В 1875–1876 гг. Соловьев в качестве критика сочувственно и высоко оценил роман «Подросток» и, разделяя основные убеждения Достоевского, Соловьев приветствовал как значительное событие «Дневник писателя» 1876 г. Достоевский с признательностью отнесся к этим выступлениям Соловьева. «Вс. Соловьев прислал мне ответ на мое письмо, — писал Достоевский жене 26 июля (7 августа) 1876 г. — и статью свою в «Р<усском> мире» об июньском "Дневнике", наполненную самыми восторженными похвалами. Статья длинная. Пишет, что отрывки из нее перепечатало "Новое время" и отозвалось с величайшей похвалой.
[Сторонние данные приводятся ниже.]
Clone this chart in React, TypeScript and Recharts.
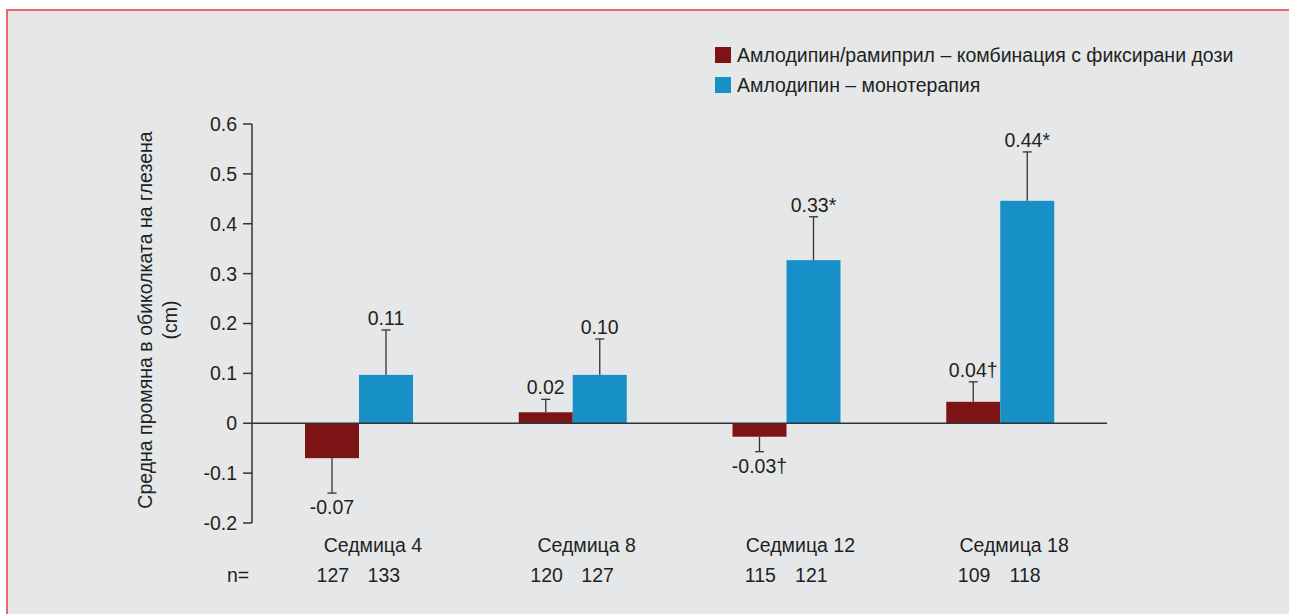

Он пишет, что июньский "Дневник" производит сильнейшее впечатление, и что он знает это наверно, и что слышал и слышит беспрерывно множество хвалебных отзывов».

В письме к Достоевскому от 3 июля 1876 г. Соловьев сообщал: «Дорогой мой голубчик Федор Михайлович, сейчас прочел июньский "Дневник" Ваш и совершенно нахожусь под его впечатлением. Сравниваю Ваш взгляд на Жорж Занда с только что напечатанными в "Вестнике Европы" рассуждениями о ней Емиля Золя. Сравниваю то, что Вы называете "Вашим парадоксом", со всем, что слышал, читал и о чем думал в последнее время по поводу восточных событий. Сравниваю Ваш рассказ об этой милой девочке и Ваше к ней отношение с тем, что много и горячо думал, — и Вы на поверите, как мне дорог июньский "Дневник". Прочтя его один раз, я уже, кажется, помню наизусть каждое Ваше слово, мне хотелось бы просто съесть эту дорогую тетрадку».

Еще 31 января 1873 г., в письме к своей племяннице С. А. Ивановой, посылая к ней Соловьева, Достоевский характеризует его следующим образом: «Я с ним недавно познакомился и при таких особенных обстоятельствах, что не мог не полюбить его сразу <...>. Если б Всев<олод> Соловьев был из обыкновенных моих знакомых, я бы к Вам не прислал его лично. Он довольно теплая душа».

Сохранились роман «Идиот» (СПб., 1874), подаренный Достоевским Соловьеву с дарственной надписью: «Всеволоду Сергеевичу Соловьеву в знак памяти от автора», и фотография Достоевского 1876 г. с надписью Соловьеву: «Дорогому Всеволоду Сергеевичу от Ф. Достоевского». Известны 5 писем Достоевского к Соловьеву и 9 писем Соловьева к Достоевскому в РГБ.